Xofluza is for patients ages 12 and older who have been symptomatic for no more than 48 hours, according to the press release. FDA Commissioner Dr. Scott Gottlieb stated in the press release that it had been nearly two decades since the FDA approved an antiviral flu treatment with a “novel mechanism of action.”
“With thousands of people getting the flu every year, and many people becoming seriously ill, having safe and effective treatment alternatives is critical,” Gottlieb stated. “This novel drug provides an important, additional treatment option.”
Patients with the flu can have their symptoms and illness duration reduced if they are treated with antiviral drugs within 48 hours of becoming sick, according to the press release. What helps make Xofluza so effective is that it requires only a single, oral dose.
Xofluza was tested in two randomized, controlled clinical trials of 1,832 patients, where participants were assigned to receive either Xofluza, a placebo or another antiviral flu treatment. In both trials, the press release states, patients treated with Xofluza had a shorter duration of symptoms compared to patients who took the placebo.
Dr. Anhtai Nguyen, the chief medical officer of the Bon Secours Maryview and DePaul medical centers, said in a phone interview that it’s a great treatment alternative, because virus strains can become resistant to older medications.
The single dose of the drug also helps ensure that patients will take their medicine, especially the elderly.

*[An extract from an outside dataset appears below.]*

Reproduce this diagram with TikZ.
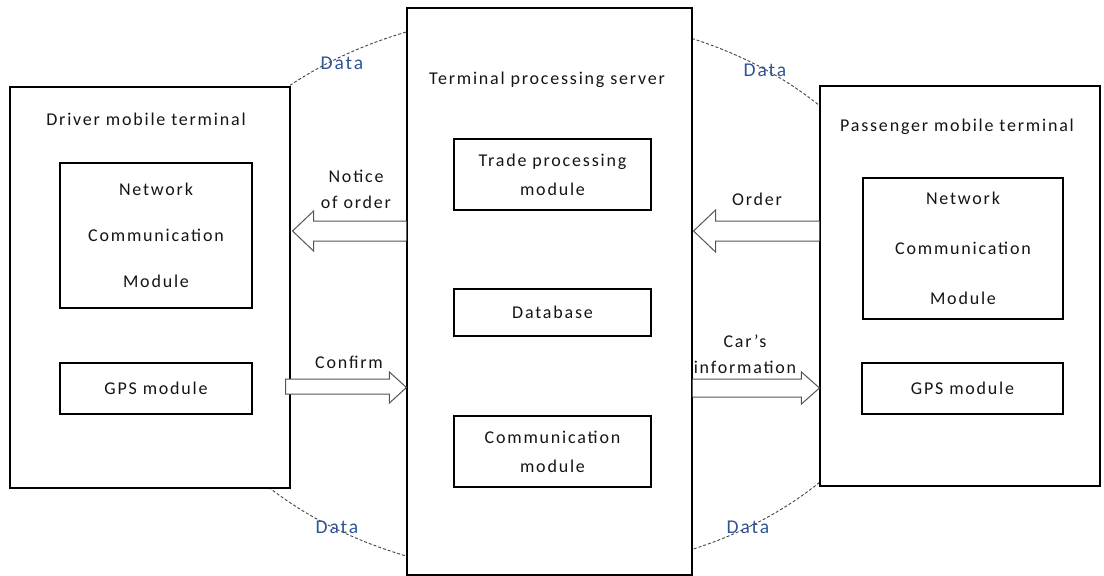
\documentclass[tikz,border=0pt]{standalone}
\usepackage{fontspec}
\setmainfont{Carlito}[LetterSpace=10]
\usetikzlibrary{calc}
\definecolor{datablue}{HTML}{2F5496}
\definecolor{arrgray}{HTML}{555555}
\definecolor{dashgray}{HTML}{444444}
\definecolor{txt}{HTML}{151515}
\begin{document}
\begin{tikzpicture}[x=1pt,y=-1pt,
  every node/.style={text=txt},
  bigbox/.style={draw=black, line width=1.1pt, fill=white, inner sep=0pt},
  modbox/.style={draw=black, line width=1.1pt, fill=white, inner sep=0pt, align=center,
    font=\fontsize{18}{29}\selectfont},
  lbl/.style={inner sep=0pt, align=center, font=\fontsize{18}{26}\selectfont},
  title/.style={inner sep=0pt, font=\fontsize{18}{20}\selectfont},
  datalbl/.style={inner sep=0pt, text=datablue, font=\fontsize{19.5}{22}\selectfont},
  blockarrow/.style={draw=arrgray, line width=1pt, fill=white, line join=miter},
  datacurve/.style={draw=dashgray, dash pattern=on 3pt off 2pt, line width=0.9pt}]
\useasboundingbox (0,0) rectangle (1104,576);
% dashed data ring
\coordinate (ringtopL) at (549,12);
\coordinate (ringtopR) at (549,17);
\draw[datacurve] (ringtopL) arc[start angle=90, end angle=270, x radius=385pt, y radius=282pt];
\draw[datacurve] (ringtopR) arc[start angle=90, end angle=-90, x radius=369pt, y radius=277pt];
% main boxes
\node[bigbox, minimum width=280pt, minimum height=401pt] (drv) at (150,287.5) {};
\node[bigbox, minimum width=285pt, minimum height=567pt] (srv) at (549.5,291.5) {};
\node[bigbox, minimum width=280pt, minimum height=400pt] (psg) at (960,286) {};
% titles
\node[title] (drvt) at (146,119) {Driver mobile terminal};
\node[title] (srvt) at (547,80) {Terminal processing server};
\node[title] (psgt) at (957,127) {Passenger mobile terminal};
% modules
\node[modbox, minimum width=192pt, minimum height=145pt] (dncm) at (156,235.5) {Network\\[17pt]Communication\\[17pt]Module};
\node[modbox, minimum width=192pt, minimum height=51pt] (dgps) at (156,388.5) {GPS module};
\node[modbox, minimum width=197pt, minimum height=71pt] (trade) at (552.5,174.5) {Trade processing\\module};
\node[modbox, minimum width=197pt, minimum height=47pt] (db) at (552.5,312.5) {Database};
\node[modbox, minimum width=197pt, minimum height=71pt] (comm) at (552.5,451.5) {Communication\\module};
\node[modbox, minimum width=200pt, minimum height=141pt] (pncm) at (963,248.5) {Network\\[21pt]Communication\\[21pt]Module};
\node[modbox, minimum width=201pt, minimum height=51pt] (pgps) at (962.5,388.5) {GPS module};
% block arrows
\draw[blockarrow] let \p1=(srv.west), \p2=(drv.east) in
  (\x1,-221pt) -- (\x2+23pt,-221pt) -- (\x2+23pt,-211pt) -- (\x2+2pt,-231pt)
  -- (\x2+23pt,-251pt) -- (\x2+23pt,-241pt) -- (\x1,-241pt);
\draw[blockarrow] let \p1=(psg.west), \p2=(srv.east) in
  (\x1,-221pt) -- (\x2+23pt,-221pt) -- (\x2+23pt,-210pt) -- (\x2+1pt,-231pt)
  -- (\x2+23pt,-252pt) -- (\x2+23pt,-241pt) -- (\x1,-241pt);
\draw[blockarrow] let \p1=(drv.east), \p2=(srv.west) in
  (\x1-5pt,-379pt) -- (\x2-17pt,-379pt) -- (\x2-17pt,-372pt) -- (\x2,-387.5pt)
  -- (\x2-17pt,-403pt) -- (\x2-17pt,-394pt) -- (\x1-5pt,-394pt) -- cycle;
\draw[blockarrow] let \p1=(srv.east), \p2=(psg.west) in
  (\x1,-379pt) -- (\x2-18pt,-379pt) -- (\x2-18pt,-372pt) -- (\x2,-388pt)
  -- (\x2-18pt,-404pt) -- (\x2-18pt,-397pt) -- (\x1,-397pt);
% arrow labels
\node[lbl] (notice) at (356,189) {Notice\\of order};
\node[lbl] (confirm) at (349,362) {Confirm};
\node[lbl] (order) at (757,199) {Order};
\node[lbl] (cars) at (745,354) {Car’s\\information};
% data labels
\node[datalbl] (d1) at (342,63) {Data};
\node[datalbl] (d2) at (765,70) {Data};
\node[datalbl] (d3) at (337,527) {Data};
\node[datalbl] (d4) at (748,527) {Data};
\end{tikzpicture}
\end{document}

“When you can cut down the number of times that the patient has to take the medication, it makes it that much easier for the patient to remember to take it,” Nguyen said.
Flu is a contagious respiratory illness caused by influenza viruses. The timing and duration of flu seasons vary year to year, but activity often begins to increase in October, according to Centers for Disease Control and Prevention. Flu activity tends to peak between December and February, but it can last as late as May.
The segments of the population most susceptible to influenza are ages 65 and older and ages 5 and younger. According to the CDC, roughly 80,000 people were killed by influenza in the 2017-2018 season, and two pediatric deaths have been reported so far this season.
“It’s never too late to get the flu shot,” Nguyen said.